Figure 6. Protein degradation is increased in the amygdala following the retrieval of auditory and context fear memories.

[A] Experimental design for B. Animals were trained to context fear conditioning on Day 1. The following day, they received a 90-sec reminder to the training context and amygdala tissue was collected in 30-min increments [n = 9 per group]. A separate group of animals was placed into a novel environment and tissue collected 60-min later [n = 7]. Tissue was then purified with GST-S5a. [B] There was a rapid increase in the amount of proteins targeted for degradation, which returned to basal levels within 2-hrs. [C] Experimental design for D. Animals were trained to auditory fear conditioning on Day 1. The following day, they received a 30-sec reminder to the auditory cue and amygdala tissue was collected in 30-min increments [n = 9-10 per group]. Tissue was then purified with GST-S5a. [D] There was a delayed increase in the amount of proteins targeted for degradation, which returned to basal levels within 2-hrs. * denotes p<.05 from controls.

Figure 7. UPS targets proteins involved in translational silencing and synaptic structure in the amygdala following memory retrieval.

[A] Experimental design for B-D. Animals were trained to auditory or context fear conditioning on Day 1. The next day, animals were exposed to a brief retrieval and amygdala tissue collected 60-min [context, n = 10] or 90-min [auditory, n = 10] later. Two separate groups received auditory or context fear conditioning on Day 1 and were sacrificed on Day 2 without receiving retrieval [n = 6 per group]. Amygdala tissue was fractionated to obtain a crude synaptosomal membrane fraction, purified with GST-S5a, and probed with antibodies against MOV10, Shank and NR2B [B]. The amount of polyubiquitinated synaptic MOV10 [C] and Shank [D], was increased following fear memory retrieval. * denotes p<.05 from No React controls.

Figure 8. Protein degradation controls the destabilization of retrieved fear memories in the amygdala.

[A] Experimental design for B-C. Animals were trained to auditory or context fear conditioning on Day 1. The next day, they received a brief retrieval followed by infusions of βlac [auditory n = 13, context n = 7], ANI [auditory n = 12, context n = 7], βlac+ANI [auditory n = 12, context n = 7] or vehicle [auditory n = 13, context n = 7] into the amygdala. The next day, they were then tested to for long-term memory to their acquired cue. [B] There were no differences between groups during either context or auditory memory retrieval. [C] While βlac had no effect on either memory by itself, it rescued the memory impairments normally caused by ANI when co-infused. * denotes p<.05 from Vehicle controls.

Figure 9. Retrieval-induced increase in protein degradation is dependent on NMDA-receptor activity.

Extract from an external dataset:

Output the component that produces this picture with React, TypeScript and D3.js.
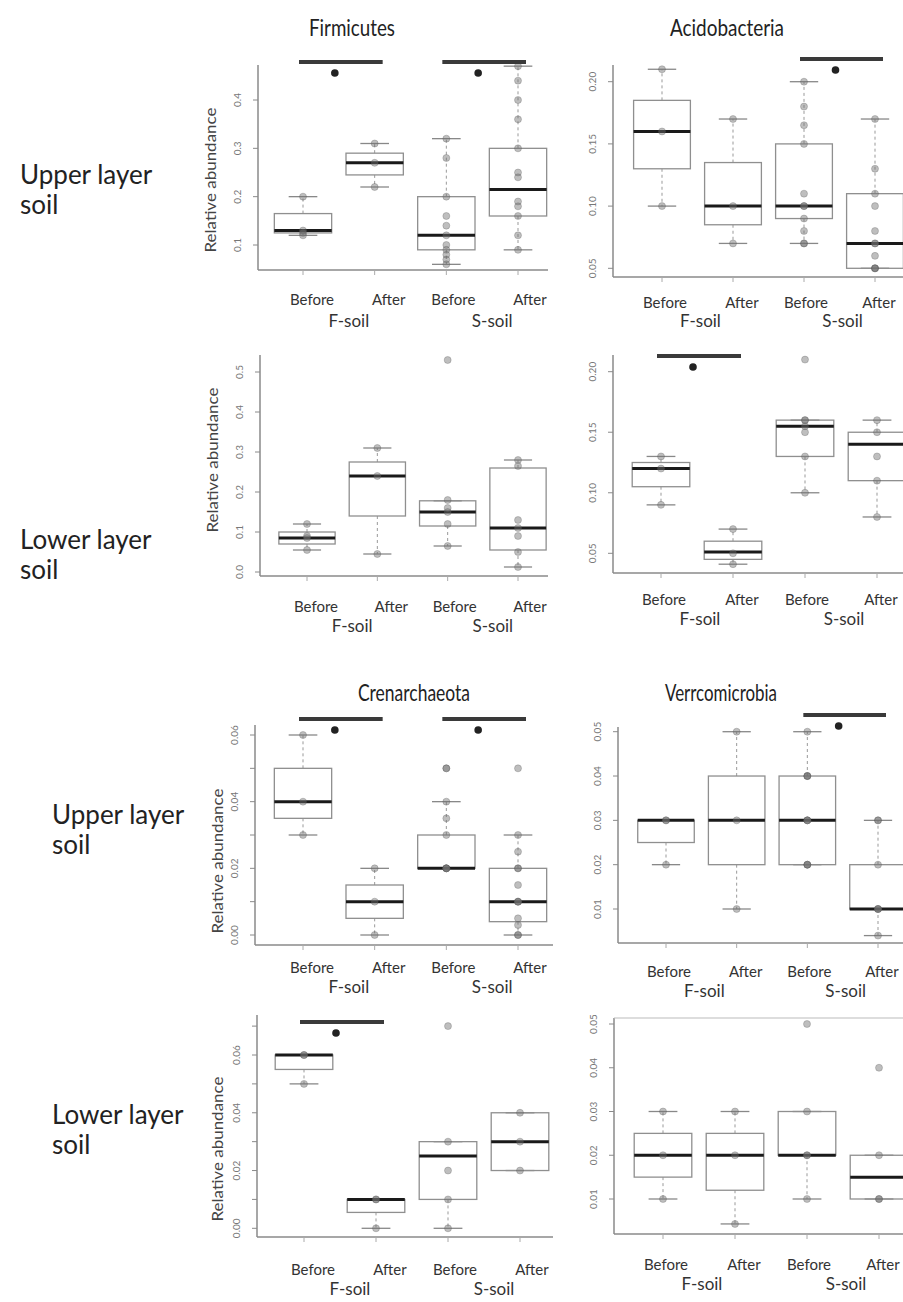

(A) Infusions of NMDA antagonist Ifenprodil (n = 8) or vehicle (n = 7) were delivered into the amygdala prior to fear memory retrieval, and amygdala tissue collected 90-min later and mixed with GST-S5a. (B) Pre-retrieval inactivation of NMDA receptors did not affect retention during CS retrieval, but (C) completely impaired the increase in protein degradation. * denotes p<.05 from Vehicle controls.